_Exercise details:_ Give back the full listing verbatim, apart from its images.

_Supplied material:_
•••••

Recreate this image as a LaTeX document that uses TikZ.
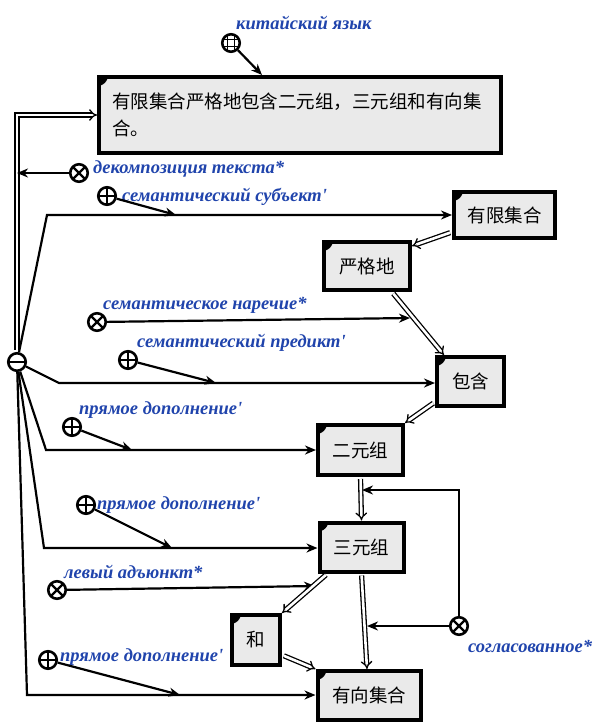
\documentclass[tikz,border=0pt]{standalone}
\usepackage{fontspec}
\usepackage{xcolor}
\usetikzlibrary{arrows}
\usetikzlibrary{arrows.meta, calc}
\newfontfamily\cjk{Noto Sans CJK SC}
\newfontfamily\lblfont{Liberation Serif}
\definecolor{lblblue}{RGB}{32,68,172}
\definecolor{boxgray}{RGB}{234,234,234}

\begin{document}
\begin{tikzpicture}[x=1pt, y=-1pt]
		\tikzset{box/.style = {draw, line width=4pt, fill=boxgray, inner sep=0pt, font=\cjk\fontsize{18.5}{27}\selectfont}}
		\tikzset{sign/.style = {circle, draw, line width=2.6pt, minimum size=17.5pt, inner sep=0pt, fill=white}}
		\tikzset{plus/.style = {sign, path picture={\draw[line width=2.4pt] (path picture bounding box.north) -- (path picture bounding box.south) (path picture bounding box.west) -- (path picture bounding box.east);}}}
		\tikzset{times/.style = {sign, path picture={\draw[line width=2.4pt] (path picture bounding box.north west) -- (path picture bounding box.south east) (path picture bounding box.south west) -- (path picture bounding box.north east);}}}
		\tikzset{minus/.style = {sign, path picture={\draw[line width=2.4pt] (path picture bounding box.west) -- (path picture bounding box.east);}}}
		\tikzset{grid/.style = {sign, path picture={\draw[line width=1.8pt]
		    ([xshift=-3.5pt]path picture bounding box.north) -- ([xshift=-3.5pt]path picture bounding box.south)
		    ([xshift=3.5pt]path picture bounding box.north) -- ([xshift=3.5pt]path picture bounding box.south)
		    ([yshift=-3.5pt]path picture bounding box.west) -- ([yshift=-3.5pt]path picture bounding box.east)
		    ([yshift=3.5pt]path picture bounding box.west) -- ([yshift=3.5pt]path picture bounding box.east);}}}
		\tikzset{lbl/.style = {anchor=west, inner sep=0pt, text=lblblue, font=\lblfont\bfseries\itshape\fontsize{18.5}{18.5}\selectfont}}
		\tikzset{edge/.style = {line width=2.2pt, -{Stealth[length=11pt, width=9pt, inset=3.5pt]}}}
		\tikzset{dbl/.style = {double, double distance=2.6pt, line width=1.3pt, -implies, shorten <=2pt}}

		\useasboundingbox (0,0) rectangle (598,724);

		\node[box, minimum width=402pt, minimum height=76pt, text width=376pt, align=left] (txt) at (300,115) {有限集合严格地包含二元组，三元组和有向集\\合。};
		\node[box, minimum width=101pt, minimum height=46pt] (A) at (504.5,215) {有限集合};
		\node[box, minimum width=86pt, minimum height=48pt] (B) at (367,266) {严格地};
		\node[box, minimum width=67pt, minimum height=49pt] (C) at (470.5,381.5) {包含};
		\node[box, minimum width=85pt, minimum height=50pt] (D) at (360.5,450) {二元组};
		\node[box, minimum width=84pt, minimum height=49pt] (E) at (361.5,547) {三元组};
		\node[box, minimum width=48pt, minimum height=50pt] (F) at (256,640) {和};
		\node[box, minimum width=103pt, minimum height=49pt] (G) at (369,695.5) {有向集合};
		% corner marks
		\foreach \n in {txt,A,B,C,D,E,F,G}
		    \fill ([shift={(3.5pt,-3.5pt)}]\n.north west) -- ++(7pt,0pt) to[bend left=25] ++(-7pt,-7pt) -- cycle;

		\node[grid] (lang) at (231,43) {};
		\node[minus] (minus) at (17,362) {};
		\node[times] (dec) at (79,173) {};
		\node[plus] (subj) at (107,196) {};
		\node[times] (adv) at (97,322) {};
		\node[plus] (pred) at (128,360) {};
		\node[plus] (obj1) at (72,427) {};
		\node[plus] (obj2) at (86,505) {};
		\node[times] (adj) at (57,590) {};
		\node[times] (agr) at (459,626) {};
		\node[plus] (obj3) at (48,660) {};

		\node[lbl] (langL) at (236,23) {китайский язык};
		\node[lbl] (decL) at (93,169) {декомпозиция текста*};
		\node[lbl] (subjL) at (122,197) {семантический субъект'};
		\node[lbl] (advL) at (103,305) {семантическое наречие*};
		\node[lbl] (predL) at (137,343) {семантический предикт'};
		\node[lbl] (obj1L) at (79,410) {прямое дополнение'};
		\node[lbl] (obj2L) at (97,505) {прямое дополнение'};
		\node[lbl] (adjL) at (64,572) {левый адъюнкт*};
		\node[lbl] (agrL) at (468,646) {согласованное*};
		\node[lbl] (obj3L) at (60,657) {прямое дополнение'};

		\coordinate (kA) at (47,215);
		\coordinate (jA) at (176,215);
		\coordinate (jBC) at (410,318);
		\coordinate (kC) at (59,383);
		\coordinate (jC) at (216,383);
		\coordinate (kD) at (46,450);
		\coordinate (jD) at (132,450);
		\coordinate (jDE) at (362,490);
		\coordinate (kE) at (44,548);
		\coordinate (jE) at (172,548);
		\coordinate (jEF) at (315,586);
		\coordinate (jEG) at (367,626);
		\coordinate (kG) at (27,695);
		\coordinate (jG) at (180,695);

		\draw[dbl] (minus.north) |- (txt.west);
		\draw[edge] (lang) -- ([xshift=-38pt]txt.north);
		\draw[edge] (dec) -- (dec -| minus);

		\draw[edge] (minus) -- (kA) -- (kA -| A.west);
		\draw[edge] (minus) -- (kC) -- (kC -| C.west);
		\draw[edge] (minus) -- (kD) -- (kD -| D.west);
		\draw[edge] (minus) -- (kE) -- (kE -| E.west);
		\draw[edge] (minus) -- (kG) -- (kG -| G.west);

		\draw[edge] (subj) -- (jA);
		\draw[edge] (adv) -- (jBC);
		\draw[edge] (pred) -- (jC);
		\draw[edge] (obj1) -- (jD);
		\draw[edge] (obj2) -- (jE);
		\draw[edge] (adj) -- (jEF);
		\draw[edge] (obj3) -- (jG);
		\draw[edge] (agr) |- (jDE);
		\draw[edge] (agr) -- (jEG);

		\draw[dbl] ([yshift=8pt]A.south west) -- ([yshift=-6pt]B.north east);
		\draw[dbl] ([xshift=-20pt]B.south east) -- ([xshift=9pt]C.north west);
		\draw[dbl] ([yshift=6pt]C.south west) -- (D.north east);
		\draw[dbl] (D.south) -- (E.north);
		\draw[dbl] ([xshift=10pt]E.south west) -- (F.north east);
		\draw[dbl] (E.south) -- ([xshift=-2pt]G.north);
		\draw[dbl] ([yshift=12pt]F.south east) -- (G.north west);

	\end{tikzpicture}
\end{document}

•••••

_Exercise result:_
Recreate this image as a LaTeX document that uses TikZ.
\documentclass[tikz,border=0pt]{standalone}
\usepackage{fontspec}
\usepackage{xcolor}
\usetikzlibrary{arrows}
\usetikzlibrary{arrows.meta, calc}
\newfontfamily\cjk{Noto Sans CJK SC}
\newfontfamily\lblfont{Liberation Serif}
\definecolor{lblblue}{RGB}{32,68,172}
\definecolor{boxgray}{RGB}{234,234,234}

\begin{document}
\begin{tikzpicture}[x=1pt, y=-1pt]
		\tikzset{box/.style = {draw, line width=4pt, fill=boxgray, inner sep=0pt, font=\cjk\fontsize{18.5}{27}\selectfont}}
		\tikzset{sign/.style = {circle, draw, line width=2.6pt, minimum size=17.5pt, inner sep=0pt, fill=white}}
		\tikzset{plus/.style = {sign, path picture={\draw[line width=2.4pt] (path picture bounding box.north) -- (path picture bounding box.south) (path picture bounding box.west) -- (path picture bounding box.east);}}}
		\tikzset{times/.style = {sign, path picture={\draw[line width=2.4pt] (path picture bounding box.north west) -- (path picture bounding box.south east) (path picture bounding box.south west) -- (path picture bounding box.north east);}}}
		\tikzset{minus/.style = {sign, path picture={\draw[line width=2.4pt] (path picture bounding box.west) -- (path picture bounding box.east);}}}
		\tikzset{grid/.style = {sign, path picture={\draw[line width=1.8pt]
		    ([xshift=-3.5pt]path picture bounding box.north) -- ([xshift=-3.5pt]path picture bounding box.south)
		    ([xshift=3.5pt]path picture bounding box.north) -- ([xshift=3.5pt]path picture bounding box.south)
		    ([yshift=-3.5pt]path picture bounding box.west) -- ([yshift=-3.5pt]path picture bounding box.east)
		    ([yshift=3.5pt]path picture bounding box.west) -- ([yshift=3.5pt]path picture bounding box.east);}}}
		\tikzset{lbl/.style = {anchor=west, inner sep=0pt, text=lblblue, font=\lblfont\bfseries\itshape\fontsize{18.5}{18.5}\selectfont}}
		\tikzset{edge/.style = {line width=2.2pt, -{Stealth[length=11pt, width=9pt, inset=3.5pt]}}}
		\tikzset{dbl/.style = {double, double distance=2.6pt, line width=1.3pt, -implies, shorten <=2pt}}

		\useasboundingbox (0,0) rectangle (598,724);

		\node[box, minimum width=402pt, minimum height=76pt, text width=376pt, align=left] (txt) at (300,115) {有限集合严格地包含二元组，三元组和有向集\\合。};
		\node[box, minimum width=101pt, minimum height=46pt] (A) at (504.5,215) {有限集合};
		\node[box, minimum width=86pt, minimum height=48pt] (B) at (367,266) {严格地};
		\node[box, minimum width=67pt, minimum height=49pt] (C) at (470.5,381.5) {包含};
		\node[box, minimum width=85pt, minimum height=50pt] (D) at (360.5,450) {二元组};
		\node[box, minimum width=84pt, minimum height=49pt] (E) at (361.5,547) {三元组};
		\node[box, minimum width=48pt, minimum height=50pt] (F) at (256,640) {和};
		\node[box, minimum width=103pt, minimum height=49pt] (G) at (369,695.5) {有向集合};
		% corner marks
		\foreach \n in {txt,A,B,C,D,E,F,G}
		    \fill ([shift={(3.5pt,-3.5pt)}]\n.north west) -- ++(7pt,0pt) to[bend left=25] ++(-7pt,-7pt) -- cycle;

		\node[grid] (lang) at (231,43) {};
		\node[minus] (minus) at (17,362) {};
		\node[times] (dec) at (79,173) {};
		\node[plus] (subj) at (107,196) {};
		\node[times] (adv) at (97,322) {};
		\node[plus] (pred) at (128,360) {};
		\node[plus] (obj1) at (72,427) {};
		\node[plus] (obj2) at (86,505) {};
		\node[times] (adj) at (57,590) {};
		\node[times] (agr) at (459,626) {};
		\node[plus] (obj3) at (48,660) {};

		\node[lbl] (langL) at (236,23) {китайский язык};
		\node[lbl] (decL) at (93,169) {декомпозиция текста*};
		\node[lbl] (subjL) at (122,197) {семантический субъект'};
		\node[lbl] (advL) at (103,305) {семантическое наречие*};
		\node[lbl] (predL) at (137,343) {семантический предикт'};
		\node[lbl] (obj1L) at (79,410) {прямое дополнение'};
		\node[lbl] (obj2L) at (97,505) {прямое дополнение'};
		\node[lbl] (adjL) at (64,572) {левый адъюнкт*};
		\node[lbl] (agrL) at (468,646) {согласованное*};
		\node[lbl] (obj3L) at (60,657) {прямое дополнение'};

		\coordinate (kA) at (47,215);
		\coordinate (jA) at (176,215);
		\coordinate (jBC) at (410,318);
		\coordinate (kC) at (59,383);
		\coordinate (jC) at (216,383);
		\coordinate (kD) at (46,450);
		\coordinate (jD) at (132,450);
		\coordinate (jDE) at (362,490);
		\coordinate (kE) at (44,548);
		\coordinate (jE) at (172,548);
		\coordinate (jEF) at (315,586);
		\coordinate (jEG) at (367,626);
		\coordinate (kG) at (27,695);
		\coordinate (jG) at (180,695);

		\draw[dbl] (minus.north) |- (txt.west);
		\draw[edge] (lang) -- ([xshift=-38pt]txt.north);
		\draw[edge] (dec) -- (dec -| minus);

		\draw[edge] (minus) -- (kA) -- (kA -| A.west);
		\draw[edge] (minus) -- (kC) -- (kC -| C.west);
		\draw[edge] (minus) -- (kD) -- (kD -| D.west);
		\draw[edge] (minus) -- (kE) -- (kE -| E.west);
		\draw[edge] (minus) -- (kG) -- (kG -| G.west);

		\draw[edge] (subj) -- (jA);
		\draw[edge] (adv) -- (jBC);
		\draw[edge] (pred) -- (jC);
		\draw[edge] (obj1) -- (jD);
		\draw[edge] (obj2) -- (jE);
		\draw[edge] (adj) -- (jEF);
		\draw[edge] (obj3) -- (jG);
		\draw[edge] (agr) |- (jDE);
		\draw[edge] (agr) -- (jEG);

		\draw[dbl] ([yshift=8pt]A.south west) -- ([yshift=-6pt]B.north east);
		\draw[dbl] ([xshift=-20pt]B.south east) -- ([xshift=9pt]C.north west);
		\draw[dbl] ([yshift=6pt]C.south west) -- (D.north east);
		\draw[dbl] (D.south) -- (E.north);
		\draw[dbl] ([xshift=10pt]E.south west) -- (F.north east);
		\draw[dbl] (E.south) -- ([xshift=-2pt]G.north);
		\draw[dbl] ([yshift=12pt]F.south east) -- (G.north west);

	\end{tikzpicture}
\end{document}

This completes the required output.